Anselm Reyle über seine Kreativpause

"Ich genieße die Ruhe"

Wie denn, ist Anselm Reyle nicht in Frühst-Rente gegangen? Ist er nicht: Der Künstler macht nur eine Kreativpause. Jetzt sprach der 44-Jährige in Berlin über seine Streifenbilder, seine Auszeit – und ein mögliches Comeback

Er gehe jeden Tag in sein Studio, schaue, was da an unfertigen Arbeiten herumsteht, experimentiere ein bisschen, räume auf und schmeiße auch weg. Seit bald zwei Jahren ist Anselm Reyle in Kreativpause, er stellt nicht aus und keine Arbeiten verlassen sein Atelier. Am Dienstagabend sprach der Berliner Künstler nun in der Berliner Galerie Contemporary Fine Arts (CFA) bei seinem ersten öffentlichen Auftritt seither über die näheren Umstände seiner Auszeit – und stellte ein baldiges Comeback in Aussicht.
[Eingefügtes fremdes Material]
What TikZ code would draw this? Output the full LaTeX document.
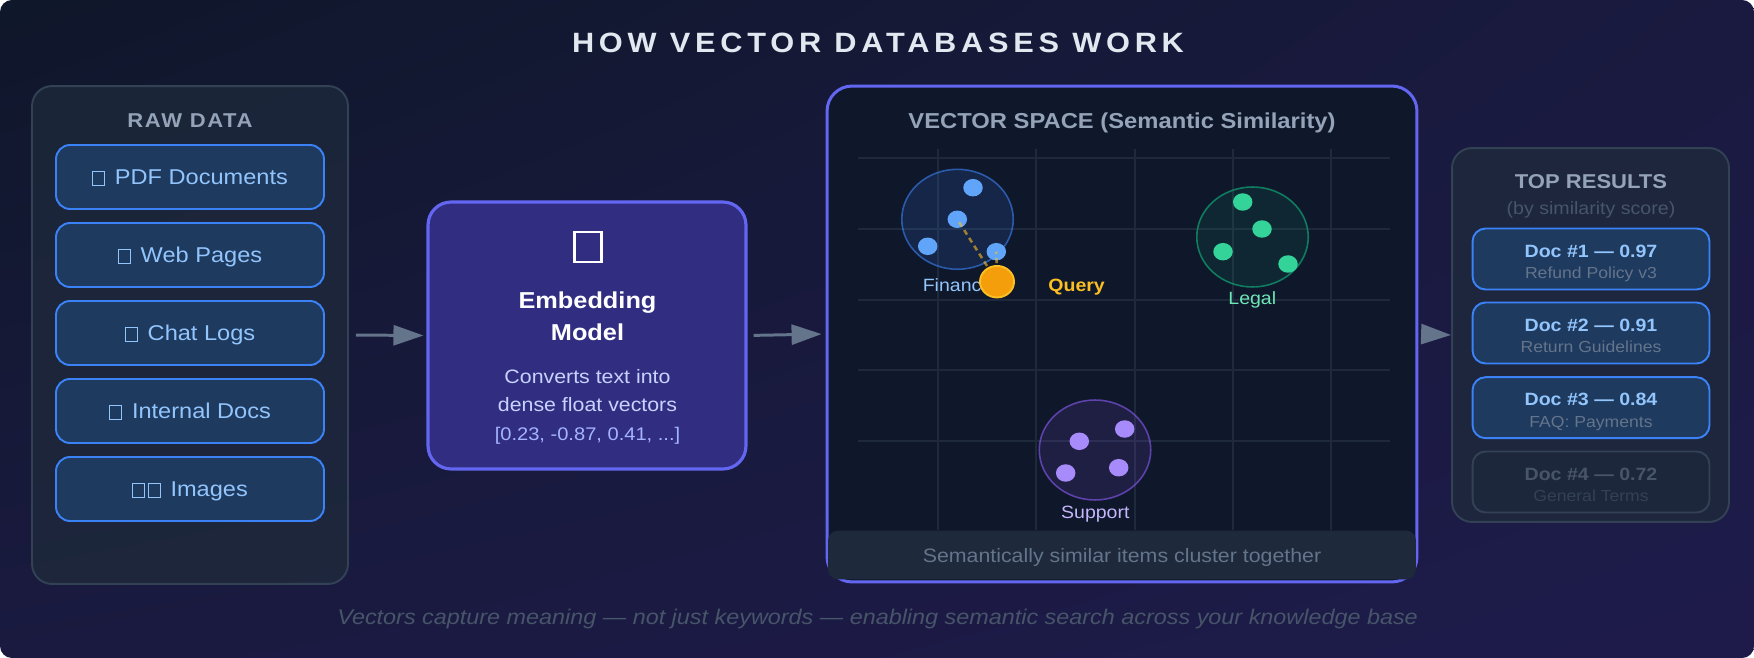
\documentclass[tikz,border=0pt]{standalone}
\usepackage{fontspec}
\setmainfont{Liberation Sans}[FakeStretch=1.1]
\usetikzlibrary{arrows.meta,shapes.geometric,shadings}

\definecolor{bgA}{HTML}{0F172A}
\definecolor{bgB}{HTML}{1A1A40}
\definecolor{bgC}{HTML}{1E1B4B}
\definecolor{titlecol}{HTML}{E2E8F0}
\definecolor{panelfill}{HTML}{1E293B}
\definecolor{panelline}{HTML}{334155}
\definecolor{slate4}{HTML}{94A3B8}
\definecolor{slate5}{HTML}{64748B}
\definecolor{slate6}{HTML}{475569}
\definecolor{itemfill}{HTML}{1E3A5F}
\definecolor{itemline}{HTML}{3B82F6}
\definecolor{itemtext}{HTML}{93C5FD}
\definecolor{embfill}{HTML}{312E81}
\definecolor{indigo}{HTML}{6366F1}
\definecolor{embtext}{HTML}{C7D2FE}
\definecolor{embvec}{HTML}{A5B4FC}
\definecolor{spacefill}{HTML}{0F172A}
\definecolor{gridcol}{HTML}{1E293B}
\definecolor{finblue}{HTML}{3B82F6}
\definecolor{findot}{HTML}{60A5FA}
\definecolor{legal}{HTML}{10B981}
\definecolor{legaldot}{HTML}{34D399}
\definecolor{legaltext}{HTML}{6EE7B7}
\definecolor{supp}{HTML}{8B5CF6}
\definecolor{suppdot}{HTML}{A78BFA}
\definecolor{supptext}{HTML}{C4B5FD}
\definecolor{qfill}{HTML}{F59E0B}
\definecolor{qline}{HTML}{FBBF24}

% font sizes (1px = 0.569pt)
\newcommand{\titlefont}{\fontsize{15.9}{19}\selectfont\bfseries\addfontfeature{LetterSpace=17}}
\newcommand{\headfont}{\fontsize{11.4}{14}\selectfont\bfseries}
\newcommand{\spacehead}{\fontsize{12.3}{14}\selectfont\bfseries}
\newcommand{\itemfont}{\fontsize{12.2}{14}\selectfont}
\newcommand{\embhead}{\fontsize{13.1}{16}\selectfont\bfseries}
\newcommand{\embfont}{\fontsize{11.04}{13}\selectfont}
\newcommand{\vecfont}{\fontsize{10.4}{12}\selectfont}
\newcommand{\labelfont}{\fontsize{10.1}{12}\selectfont}
\newcommand{\docfont}{\fontsize{10.13}{12}\selectfont\bfseries}
\newcommand{\docsub}{\fontsize{9.1}{11}\selectfont}
\newcommand{\capfont}{\fontsize{11.04}{13}\selectfont}
\newcommand{\footfont}{\fontsize{12.1}{14}\selectfont\itshape}
% missing-glyph box, as the picture prints the icons
\newcommand{\tofu}{{\setlength{\fboxsep}{0pt}\setlength{\fboxrule}{0.05em}\fbox{\rule{0pt}{0.58em}\hspace{0.52em}}}}

\begin{document}
\begin{tikzpicture}[x=0.02cm, y=-0.02cm,
    % #1 = cap height of the node font
    txt/.style={inner sep=0pt, text height=#1, text depth=0pt},
    panel/.style={draw=panelline, line width=1.1pt, fill=panelfill, fill opacity=0.8, rounded corners=0.4cm},
    item/.style={txt=8.74pt, draw=itemline, line width=1.1pt, fill=itemfill, rounded corners=0.28cm,
      minimum width=5.36cm, minimum height=1.28cm, text=itemtext, font=\itemfont},
    embbox/.style={draw=indigo, line width=1.8pt, fill=embfill, rounded corners=0.46cm,
      minimum width=6.36cm, minimum height=5.34cm},
    spacebox/.style={draw=indigo, line width=1.7pt, fill=spacefill, rounded corners=0.5cm,
      minimum width=11.8cm, minimum height=9.92cm},
    gridln/.style={draw=gridcol, line width=0.8pt},
    cluster/.style={ellipse, inner sep=0pt, minimum width=2.23cm, minimum height=2cm,
      line width=0.9pt, fill opacity=0.15, draw opacity=0.6},
    dot/.style={ellipse, inner sep=0pt, minimum width=0.39cm, minimum height=0.35cm},
    qdash/.style={draw=qline, line width=1.4pt, dash pattern=on 3pt off 2.3pt, draw opacity=0.6},
    flow/.style={draw=slate5, line width=1.7pt, -{Triangle[length=0.6cm, width=0.4cm]}},
    hit/.style={draw=itemline, line width=1.1pt, fill=itemfill, rounded corners=0.26cm,
      minimum width=4.74cm, minimum height=1.22cm},
    hitdim/.style={draw=panelline, line width=1.1pt, fill=panelfill, fill opacity=0.5,
      rounded corners=0.26cm, minimum width=4.74cm, minimum height=1.22cm}]

  % Background
  \useasboundingbox (0,0) rectangle (1754,658);
  \fill[white] (0,0) rectangle (1754,658);
  \shade[rounded corners=0.24cm, upper left=bgA, upper right=bgB, lower left=bgB, lower right=bgC]
    (0,0) rectangle (1754,658);

  % Title
  \node[txt=11.38pt, font=\titlefont, text=titlecol] (title) at (878,42.5) {HOW VECTOR DATABASES WORK};

  % Raw data panel
  % #1=name, #2=y, #3=text
  \newcommand{\rawitem}[3]{%
    \node[item] (#1) at (190,#2) {#3};
  }
  \node[panel, minimum width=6.32cm, minimum height=9.96cm] (raw) at (190,335) {};
  \node[txt=8.16pt, font=\headfont\addfontfeature{LetterSpace=8}, text=slate4] (rawtitle) at (190,120.3) {RAW DATA};
  \rawitem{pdf}{177}{\tofu\hspace{0.45em}PDF Documents}
  \rawitem{web}{255}{\tofu\hspace{0.45em}Web Pages}
  \rawitem{chat}{333}{\tofu\hspace{0.45em}Chat Logs}
  \rawitem{docs}{411}{\tofu\hspace{0.45em}Internal Docs}
  \rawitem{img}{489}{\tofu\hspace{0.1em}\tofu\hspace{0.45em}Images}

  % Embedding model
  \node[embbox] (emb) at (587,335.5) {};
  \node[inner sep=0pt, font=\fontsize{27.3}{30}\selectfont, text=white] (embicon) at (588,247) {\tofu};
  \node[txt=9.38pt, font=\embhead, text=white] (embtitle) at (587.5,300.7) {Embedding};
  \node[txt=9.38pt, font=\embhead, text=white] (embtitle2) at (587.5,332.7) {Model};
  \node[txt=7.9pt, font=\embfont, text=embtext] (embdesc) at (587.5,376.5) {Converts text into};
  \node[txt=7.9pt, font=\embfont, text=embtext] (embdesc2) at (587.5,404.5) {dense float vectors};
  \node[txt=7.45pt, font=\vecfont, text=embvec] (embvec) at (587.5,434) {[0.23, -0.87, 0.41, ...]};

  % Vector space
  \node[spacebox] (space) at (1122,334) {};
  \foreach \y in {158,229,300,370,441}
    \draw[gridln] (858,\y) -- (1390,\y);
  \foreach \x in {938,1036,1135,1233,1331}
    \draw[gridln] (\x,149) -- (\x,530);
  \node[txt=8.8pt, font=\spacehead, text=slate4] (spacetitle) at (1122,120.3) {VECTOR SPACE (Semantic Similarity)};

  % Finance cluster
  \node[cluster, draw=finblue, fill=finblue] (fin) at (957.5,219.3) {};
  \node[dot, fill=findot] (fin1) at (973,187.7) {};
  \node[dot, fill=findot] (fin2) at (957.3,219.3) {};
  \node[dot, fill=findot] (fin3) at (927.7,246.3) {};
  \node[dot, fill=findot] (fin4) at (996.3,251.7) {};
  \node[txt=7.23pt, font=\labelfont, text=itemtext] (finlabel) at (957.5,285) {Finance};

  % Legal cluster
  \node[cluster, draw=legal, fill=legal, fill opacity=0.1] (leg) at (1252.5,237) {};
  \node[dot, fill=legaldot] (leg1) at (1242.7,202) {};
  \node[dot, fill=legaldot] (leg2) at (1262,229) {};
  \node[dot, fill=legaldot] (leg3) at (1223,251.7) {};
  \node[dot, fill=legaldot] (leg4) at (1288,264) {};
  \node[txt=7.23pt, font=\labelfont, text=legaltext] (leglabel) at (1252.3,298.3) {Legal};

  % Support cluster
  \node[cluster, draw=supp, fill=supp, fill opacity=0.13] (sup) at (1095,450) {};
  \node[dot, fill=suppdot] (sup1) at (1079.3,441.3) {};
  \node[dot, fill=suppdot] (sup2) at (1124.7,429) {};
  \node[dot, fill=suppdot] (sup3) at (1065.7,473) {};
  \node[dot, fill=suppdot] (sup4) at (1118.7,467.7) {};
  \node[txt=7.23pt, font=\labelfont, text=supptext] (suplabel) at (1095.3,511.7) {Support};

  % Query point and its nearest neighbours
  \coordinate (qc) at (997,281.7);
  \draw[qdash] (qc) -- (fin2.center);
  \draw[qdash] (qc) -- (fin4.center);
  \node[ellipse, inner sep=0pt, fill=qfill, draw=qline, line width=1.1pt,
    minimum width=0.68cm, minimum height=0.63cm] (query) at (qc) {};
  \node[txt=7.23pt, font=\labelfont\bfseries, text=qline] (querylabel) at (1076.6,285) {Query};

  % Caption bar
  \node[fill=panelfill, rounded corners=0.2cm, minimum width=11.76cm, minimum height=0.98cm] (capbar) at (1122,555) {};
  \node[txt=7.9pt, font=\capfont, text=slate5] (captext) at (1122,555.5) {Semantically similar items cluster together};

  % Top results panel
  % #1=name, #2=y, #3=box style, #4=title, #5=subtitle, #6/#7=text colours
  \newcommand{\hitbox}[7]{%
    \node[#3] (#1) at (1591,#2) {};
    \node[txt=7.25pt, font=\docfont, text=#6] (#1-t) at (1591,{#2-8.3}) {#4};
    \node[txt=6.52pt, font=\docsub, text=#7] (#1-s) at (1591,{#2+13.8}) {#5};
  }
  \node[panel, minimum width=5.54cm, minimum height=7.48cm] (results) at (1590.5,335) {};
  \node[txt=8.16pt, font=\headfont, text=slate4] (restitle) at (1591,181.3) {TOP RESULTS};
  \node[txt=7.25pt, font=\docfont\mdseries, text=slate6] (ressub) at (1591,207.7) {(by similarity score)};
  \hitbox{hit1}{259}{hit}{Doc \#1 — 0.97}{Refund Policy v3}{itemtext}{slate5}
  \hitbox{hit2}{333}{hit}{Doc \#2 — 0.91}{Return Guidelines}{itemtext}{slate5}
  \hitbox{hit3}{407.7}{hit}{Doc \#3 — 0.84}{FAQ: Payments}{itemtext}{slate5}
  \hitbox{hit4}{482}{hitdim}{Doc \#4 — 0.72}{General Terms}{slate6}{panelline}

  % Flow arrows
  \draw[flow, shorten <=0.14cm, shorten >=0.06cm] (raw.east) -- (emb.west);
  \draw[flow, shorten <=0.12cm, shorten >=0.08cm] (emb.east) -- (space.west);
  \draw[flow, shorten <=0.08cm] (space.east) -- (results.west);

  % Footer
  \node[txt=8.66pt, font=\footfont, text=slate6] (footer) at (877.6,616.8)
    {Vectors capture meaning — not just keywords — enabling semantic search across your knowledge base};
\end{tikzpicture}
\end{document}
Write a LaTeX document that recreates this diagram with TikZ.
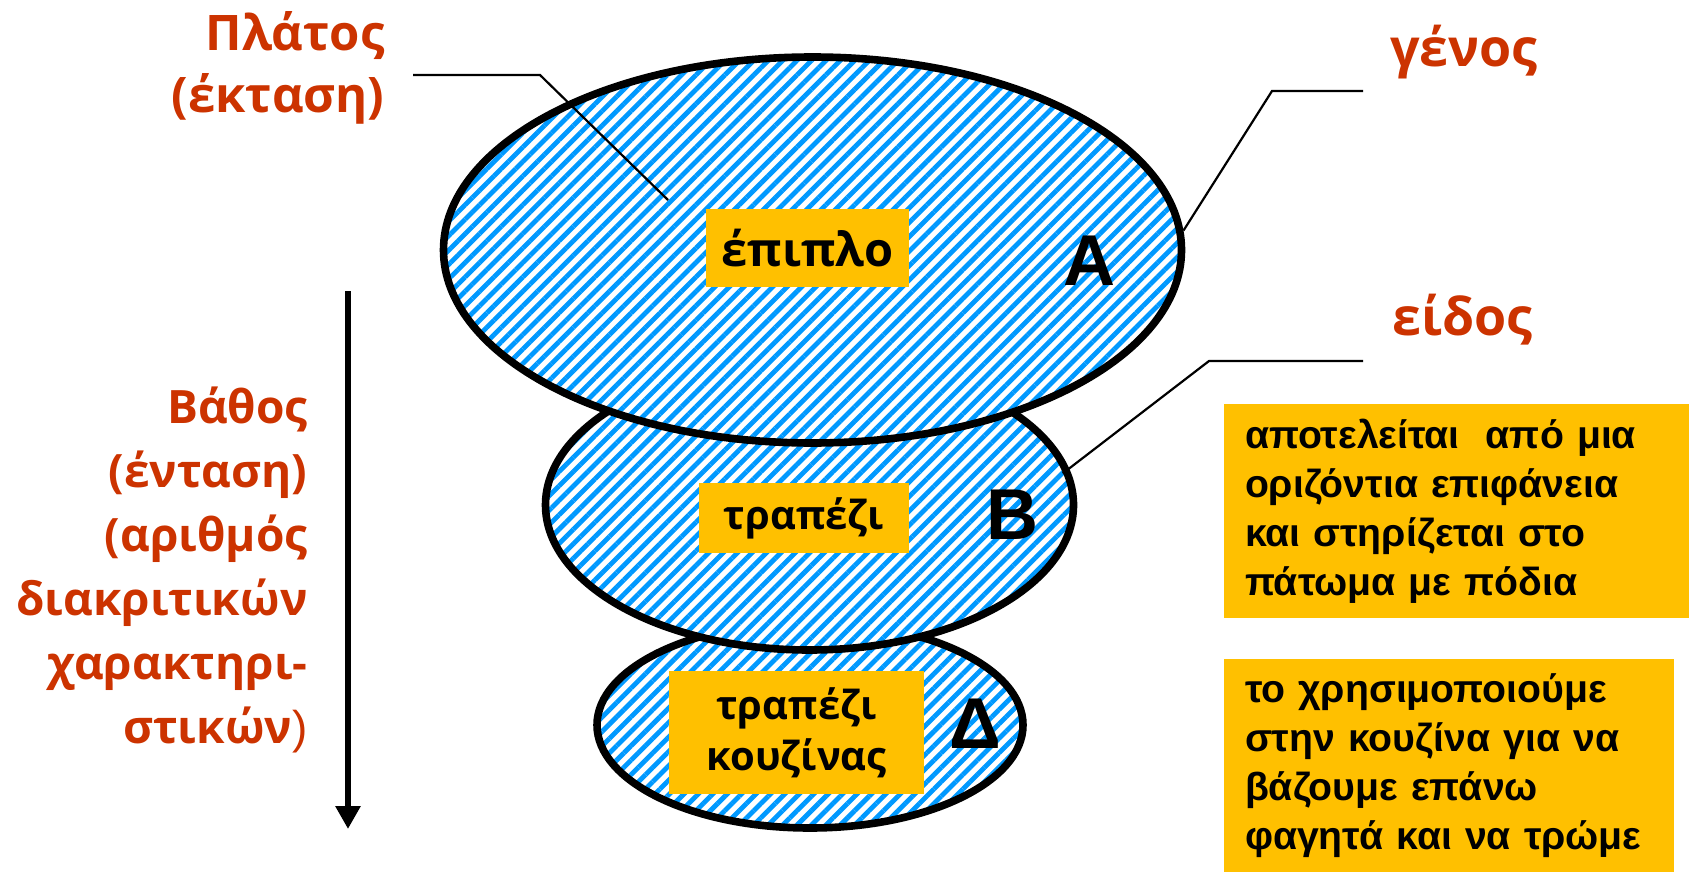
\documentclass[tikz,border=0pt]{standalone}
\usepackage{fontspec}
\setmainfont{Open Sans}
\newfontfamily\arialfont{Liberation Sans}
\usetikzlibrary{shapes.geometric,patterns.meta,arrows.meta}
\definecolor{labelred}{HTML}{CC3300}
\definecolor{tagorange}{HTML}{FFC000}
\definecolor{stripeblue}{HTML}{0099FF}

\begin{document}
\begin{tikzpicture}[x=0.5pt,y=-0.5pt]
	\tikzset{classset/.style={shape=ellipse,draw,line width=3.8pt,inner sep=0pt,preaction={fill=white},pattern={Lines[angle=45,distance=5.1pt,line width=2.4pt]},pattern color=stripeblue}}
	\tikzset{tag/.style={fill=tagorange,inner sep=0pt,align=center,font=\bfseries\fontsize{20}{25.5}\selectfont}}
	\tikzset{redlabel/.style={text=labelred,inner sep=0pt,font=\bfseries\fontsize{24.5}{31}\selectfont}}
	\tikzset{note/.style={fill=tagorange,inner xsep=10.5pt,inner ysep=0pt,align=left,font=\arialfont\bfseries\fontsize{19.6}{24.5}\selectfont}}
	\tikzset{letter/.style={inner sep=0pt,anchor=base,font=\arialfont\bfseries\fontsize{36}{40}\selectfont}}
	\tikzset{callout/.style={line width=1.1pt}}
	\useasboundingbox (0,0) rectangle (1689,872);
	% the three classes, narrowest at the bottom
	\node[classset,minimum width=213pt,minimum height=103pt] (classD) at (810,725) {};
	\node[classset,minimum width=264pt,minimum height=145pt] (classB) at (809.5,505) {};
	\node[classset,minimum width=369pt,minimum height=193pt] (classA) at (812.5,250) {};
	\node[tag,minimum width=101.5pt,minimum height=39pt,font=\bfseries\fontsize{23.5}{28}\selectfont] (furniture) at (807.5,248) {έπιπλο};
	\node[tag,minimum width=105pt,minimum height=35pt] (table) at (804,518) {τραπέζι};
	\node[tag,minimum width=127.5pt,minimum height=61.5pt] (kitchentable) at (796.5,732.5) {τραπέζι\\κουζίνας};
	\node[letter] (letA) at (1089,285) {Α};
	\node[letter] (letB) at (1012,539) {Β};
	\node[letter] (letD) at (975,748) {Δ};
	% labels
	\node[redlabel,anchor=north east,align=right] (platos) at (385,11) {Πλάτος\\(έκταση)};
	\node[redlabel,anchor=base west,font=\bfseries\fontsize{26}{31}\selectfont] (genos) at (1390,67) {γένος};
	\node[redlabel,anchor=base west,font=\bfseries\fontsize{26}{31}\selectfont] (eidos) at (1392,335) {είδος};
	\node[redlabel,anchor=north east,align=right,font=\bfseries\fontsize{23}{32}\selectfont] (vathos) at (308,386) {Βάθος\\(ένταση)\\(αριθμός\\διακριτικών\\χαρακτηρι-\\στικών{\arialfont\mdseries)}};
	\node[note,text width=211.5pt,minimum height=107pt] (defbox) at (1456.5,511) {αποτελείται~ από μια\\οριζόντια επιφάνεια\\και στηρίζεται στο\\πάτωμα με πόδια};
	\node[note,text width=204pt,minimum height=106.5pt] (usebox) at (1449,765.5) {το χρησιμοποιούμε\\στην κουζίνα για να\\βάζουμε επάνω\\φαγητά και να τρώμε};
	% callouts
	\coordinate (platosfoot) at (413,75);
	\coordinate (platosbend) at (540,75);
	\coordinate (platostip) at (668,200);
	\draw[callout] (platosfoot) -- (platosbend) -- (platostip);
	\coordinate (genosfoot) at (1363,91);
	\coordinate (genosbend) at (1272,91);
	\draw[callout] (genosfoot) -- (genosbend) -- (classA.3);
	\coordinate (eidosfoot) at (1363,361);
	\coordinate (eidosbend) at (1209,361);
	\draw[callout,shorten >=-4pt] (eidosfoot) -- (eidosbend) -- (classB.8);
	% depth arrow
	\coordinate (depthtop) at (348,291);
	\coordinate (depthtip) at (348,829);
	\draw[line width=3pt,-{Triangle[length=11.5pt,width=12pt]}] (depthtop) -- (depthtip);
\end{tikzpicture}
\end{document}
Der Talk mit Dirk Luckow, Direktor der Hamburger Deichtorhallen, drehte sich eigentlich um die Streifenbilder, eine Werkserie, mit der der Berliner Künstler – neben seinen Knitterfolienbildern hinter Plexiglas – bekannt geworden ist. Zurzeit ist bei CFA eine Auswahl an Werken zu sehen, die zwischen 2003 und 2013 entstanden, im Snoeck Verlag erscheint eine Publikation zur Schau. Die Bilder hat die Galerie, die Anselm Reyle vertrat, auf Auktionen gekauft oder sie stammen von Privatpersonen. "Die Streifenbilder sind zurzeit auf dem Auktionsmarkt unterbewertet", begründet Galerie-Chef Bruno Brunnet sein Engagement.

Reyles Pause hielten viele für eine Reaktion auf den Einbruch der Preise für seine Arbeiten auf dem Auktionsmarkt, obwohl der bereits 2008 standfand. 2006 und 2007 erreichten gerade die Streifen- und Folienbilder immer neue Rekordpreise. Besonders die Folienbilder verkauften sich aber weiterhin. Es sei ihm vielmehr eine Last gewesen, so erklärte Reyle jetzt beim Künstlergespräch, mit nur einer Werkserie den ganzen Betrieb und neue künstlerische Experimente zu finanzieren. "Die Arbeit ist unfruchtbar geworden und verlor sich immer weiter in technischer Perfektion."

Vielleicht sei es erste die Zusammenarbeit mit dem österreichischen Künstler Franz West gewesen (deren Ergebnisse 2012 im Berliner Schinkel Pavillon zu sehen waren), die ihm den Spaß am Skizzenhaften, am Rumprobieren zurückgebracht habe.

Wie schaut Anselm Reyle heute auf die jungen Künstler, deren Werke - häufig abstrakte Malerei - auf Auktionen exorbitante Preise erzielen? "Man kann nicht vorhersagen, wie sich das bei einzelnen Künstlern entwickelt, das hängt von vielen Komponenten ab. Viele junge Künstler haben aber sicher nicht ausreichend Zeit, sich zu entwickeln. Ich hatte das Glück, dass ich ein recht breites Werk produzieren konnte", sagte der Künstler nach seinem Talk im Gespräch mit Monopol. Und ist sein Atelier, in dem er früher viele Assistenten beschäftigte, nicht ein bisschen zu groß für ihn allein? "Im Moment genieße ich die Ruhe und fange an, neue Arbeiten zu entwickeln. Ab und zu hilft mir jemand beim Umsetzen neuer Ideen."

Dieses Jahr werde er die Pause, die also gar keine richtige Pause ist, wohl kaum mehr beenden. Vielleicht aber 2016. Es klang ganz vorsichtig, als Anselm Reyle das vor den versammelten Zeugen sagte.